▸ Data entries:
————

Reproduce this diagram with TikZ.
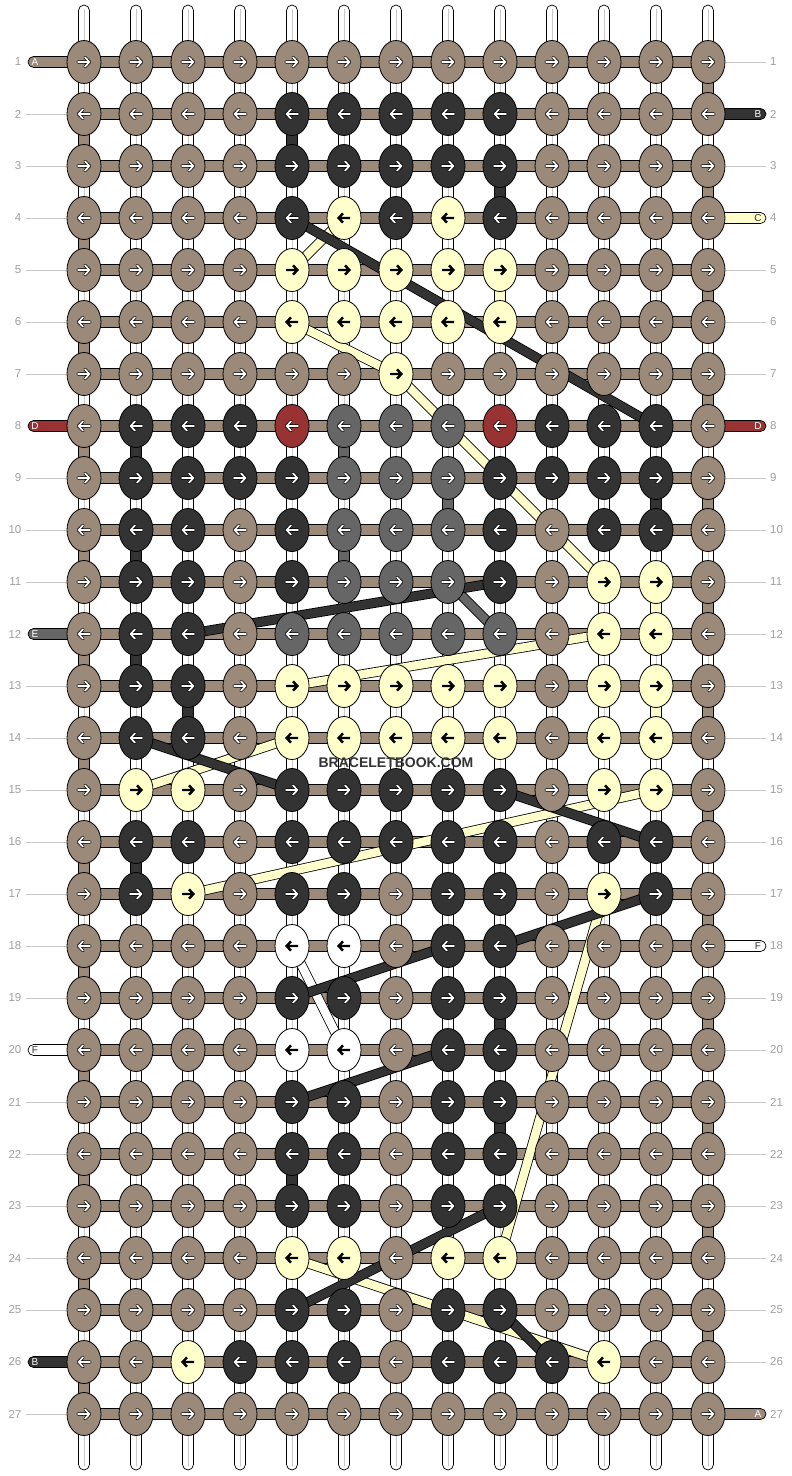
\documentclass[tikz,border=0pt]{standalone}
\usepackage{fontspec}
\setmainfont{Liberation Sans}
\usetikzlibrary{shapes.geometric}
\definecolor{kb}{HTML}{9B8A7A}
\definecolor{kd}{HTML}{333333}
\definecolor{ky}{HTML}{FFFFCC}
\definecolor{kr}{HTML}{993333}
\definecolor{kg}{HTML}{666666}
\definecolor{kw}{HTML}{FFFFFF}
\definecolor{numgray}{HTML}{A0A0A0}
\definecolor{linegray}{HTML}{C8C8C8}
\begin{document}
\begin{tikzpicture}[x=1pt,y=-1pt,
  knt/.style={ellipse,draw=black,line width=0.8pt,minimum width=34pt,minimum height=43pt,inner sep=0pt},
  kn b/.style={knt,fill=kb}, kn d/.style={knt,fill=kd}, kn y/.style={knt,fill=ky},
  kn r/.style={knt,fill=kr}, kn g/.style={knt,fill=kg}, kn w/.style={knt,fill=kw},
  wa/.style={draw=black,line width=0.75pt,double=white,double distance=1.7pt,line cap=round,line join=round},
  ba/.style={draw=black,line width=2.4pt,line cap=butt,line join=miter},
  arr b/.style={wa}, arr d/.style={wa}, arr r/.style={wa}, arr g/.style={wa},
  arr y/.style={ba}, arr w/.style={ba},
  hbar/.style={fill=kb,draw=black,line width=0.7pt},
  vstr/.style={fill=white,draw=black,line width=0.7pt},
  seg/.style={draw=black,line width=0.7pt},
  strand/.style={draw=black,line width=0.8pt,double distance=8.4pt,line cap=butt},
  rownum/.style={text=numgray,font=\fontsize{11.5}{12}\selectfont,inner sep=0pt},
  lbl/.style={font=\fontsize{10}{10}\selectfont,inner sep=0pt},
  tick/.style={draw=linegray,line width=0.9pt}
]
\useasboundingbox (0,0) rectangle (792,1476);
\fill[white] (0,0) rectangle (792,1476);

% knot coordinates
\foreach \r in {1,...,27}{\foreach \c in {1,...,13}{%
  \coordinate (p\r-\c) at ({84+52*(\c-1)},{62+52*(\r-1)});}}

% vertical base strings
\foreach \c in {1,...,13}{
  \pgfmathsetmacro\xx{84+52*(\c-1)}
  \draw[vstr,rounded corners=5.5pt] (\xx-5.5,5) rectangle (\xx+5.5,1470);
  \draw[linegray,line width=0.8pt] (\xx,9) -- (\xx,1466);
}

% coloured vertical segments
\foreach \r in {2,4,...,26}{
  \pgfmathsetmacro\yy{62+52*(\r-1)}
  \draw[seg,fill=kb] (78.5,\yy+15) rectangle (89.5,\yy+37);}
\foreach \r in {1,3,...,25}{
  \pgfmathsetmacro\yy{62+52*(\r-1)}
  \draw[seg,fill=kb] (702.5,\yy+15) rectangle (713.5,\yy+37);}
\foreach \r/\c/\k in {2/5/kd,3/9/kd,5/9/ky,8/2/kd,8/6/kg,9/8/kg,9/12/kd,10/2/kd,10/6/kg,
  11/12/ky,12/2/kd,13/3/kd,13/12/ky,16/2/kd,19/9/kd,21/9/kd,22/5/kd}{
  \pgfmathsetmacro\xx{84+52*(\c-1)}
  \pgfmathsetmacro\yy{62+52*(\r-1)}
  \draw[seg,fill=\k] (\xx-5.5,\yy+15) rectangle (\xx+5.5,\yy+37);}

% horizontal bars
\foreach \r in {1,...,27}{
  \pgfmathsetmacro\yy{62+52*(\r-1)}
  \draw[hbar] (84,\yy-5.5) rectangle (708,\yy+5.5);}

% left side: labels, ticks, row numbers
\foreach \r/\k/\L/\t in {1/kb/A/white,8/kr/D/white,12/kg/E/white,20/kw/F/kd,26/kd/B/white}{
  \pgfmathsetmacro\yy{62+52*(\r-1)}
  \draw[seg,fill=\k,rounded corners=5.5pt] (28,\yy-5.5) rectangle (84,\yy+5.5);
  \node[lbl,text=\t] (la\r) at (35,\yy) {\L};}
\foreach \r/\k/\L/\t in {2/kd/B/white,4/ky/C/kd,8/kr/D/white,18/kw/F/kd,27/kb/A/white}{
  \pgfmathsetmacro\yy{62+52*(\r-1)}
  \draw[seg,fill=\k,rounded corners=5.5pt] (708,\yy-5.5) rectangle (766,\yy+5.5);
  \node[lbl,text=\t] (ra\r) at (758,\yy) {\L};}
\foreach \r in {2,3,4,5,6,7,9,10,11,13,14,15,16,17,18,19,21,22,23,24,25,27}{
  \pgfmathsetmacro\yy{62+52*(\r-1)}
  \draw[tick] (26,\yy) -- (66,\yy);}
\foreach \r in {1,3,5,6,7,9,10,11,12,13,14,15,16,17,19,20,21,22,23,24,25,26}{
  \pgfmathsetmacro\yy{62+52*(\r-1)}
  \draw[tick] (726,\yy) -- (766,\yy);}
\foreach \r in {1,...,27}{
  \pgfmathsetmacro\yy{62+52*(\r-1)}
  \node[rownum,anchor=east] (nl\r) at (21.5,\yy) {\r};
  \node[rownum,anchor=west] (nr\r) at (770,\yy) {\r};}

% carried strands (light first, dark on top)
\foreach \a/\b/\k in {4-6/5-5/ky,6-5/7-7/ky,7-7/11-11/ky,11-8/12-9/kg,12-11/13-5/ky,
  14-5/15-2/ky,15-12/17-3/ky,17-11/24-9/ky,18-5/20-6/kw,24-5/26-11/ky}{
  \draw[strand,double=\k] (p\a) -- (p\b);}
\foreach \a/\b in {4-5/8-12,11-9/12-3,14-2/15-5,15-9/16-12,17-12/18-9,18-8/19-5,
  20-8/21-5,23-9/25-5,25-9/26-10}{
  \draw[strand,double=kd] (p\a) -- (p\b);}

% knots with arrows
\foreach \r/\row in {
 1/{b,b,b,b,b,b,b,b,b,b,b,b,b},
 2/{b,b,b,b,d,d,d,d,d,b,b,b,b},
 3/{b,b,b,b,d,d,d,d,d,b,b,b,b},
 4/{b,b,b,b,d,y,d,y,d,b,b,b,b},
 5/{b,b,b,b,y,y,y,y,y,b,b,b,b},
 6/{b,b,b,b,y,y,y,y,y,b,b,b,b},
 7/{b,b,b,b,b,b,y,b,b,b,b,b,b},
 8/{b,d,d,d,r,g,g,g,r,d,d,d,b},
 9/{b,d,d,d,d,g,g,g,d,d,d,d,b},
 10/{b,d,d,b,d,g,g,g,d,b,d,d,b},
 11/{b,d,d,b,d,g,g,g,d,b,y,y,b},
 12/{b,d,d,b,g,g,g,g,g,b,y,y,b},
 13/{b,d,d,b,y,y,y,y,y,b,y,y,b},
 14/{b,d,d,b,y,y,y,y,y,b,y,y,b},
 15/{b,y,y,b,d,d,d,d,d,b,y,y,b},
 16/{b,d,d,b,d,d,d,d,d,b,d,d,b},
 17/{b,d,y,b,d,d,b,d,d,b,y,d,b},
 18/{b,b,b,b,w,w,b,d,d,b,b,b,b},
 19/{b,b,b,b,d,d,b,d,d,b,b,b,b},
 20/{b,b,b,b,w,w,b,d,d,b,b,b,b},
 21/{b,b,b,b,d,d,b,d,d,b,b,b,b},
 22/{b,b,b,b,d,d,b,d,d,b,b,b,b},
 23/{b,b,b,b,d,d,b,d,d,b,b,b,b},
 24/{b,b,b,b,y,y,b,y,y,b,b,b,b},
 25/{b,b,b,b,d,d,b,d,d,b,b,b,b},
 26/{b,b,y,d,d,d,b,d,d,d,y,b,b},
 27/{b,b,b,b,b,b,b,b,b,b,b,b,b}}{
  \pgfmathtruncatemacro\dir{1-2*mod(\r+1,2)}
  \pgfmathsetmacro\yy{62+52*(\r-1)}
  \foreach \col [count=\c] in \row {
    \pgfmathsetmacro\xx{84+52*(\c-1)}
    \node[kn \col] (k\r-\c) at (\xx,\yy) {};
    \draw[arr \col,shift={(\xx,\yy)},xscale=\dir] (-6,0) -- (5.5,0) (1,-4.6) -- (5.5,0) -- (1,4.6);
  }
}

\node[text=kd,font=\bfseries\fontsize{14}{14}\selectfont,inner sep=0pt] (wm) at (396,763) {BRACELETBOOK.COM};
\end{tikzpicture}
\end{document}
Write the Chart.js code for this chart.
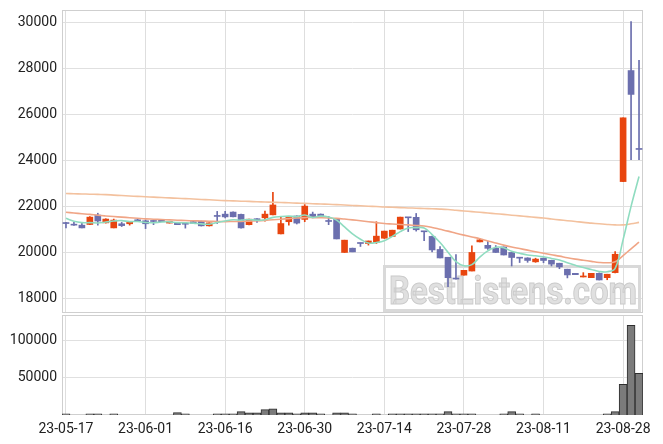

————

▸ EXERCISE AIM: Looking at the entries above, say how many lines contain the word "with". Only the number is wanted.

▸ REPLY TO THE EXERCISE: 2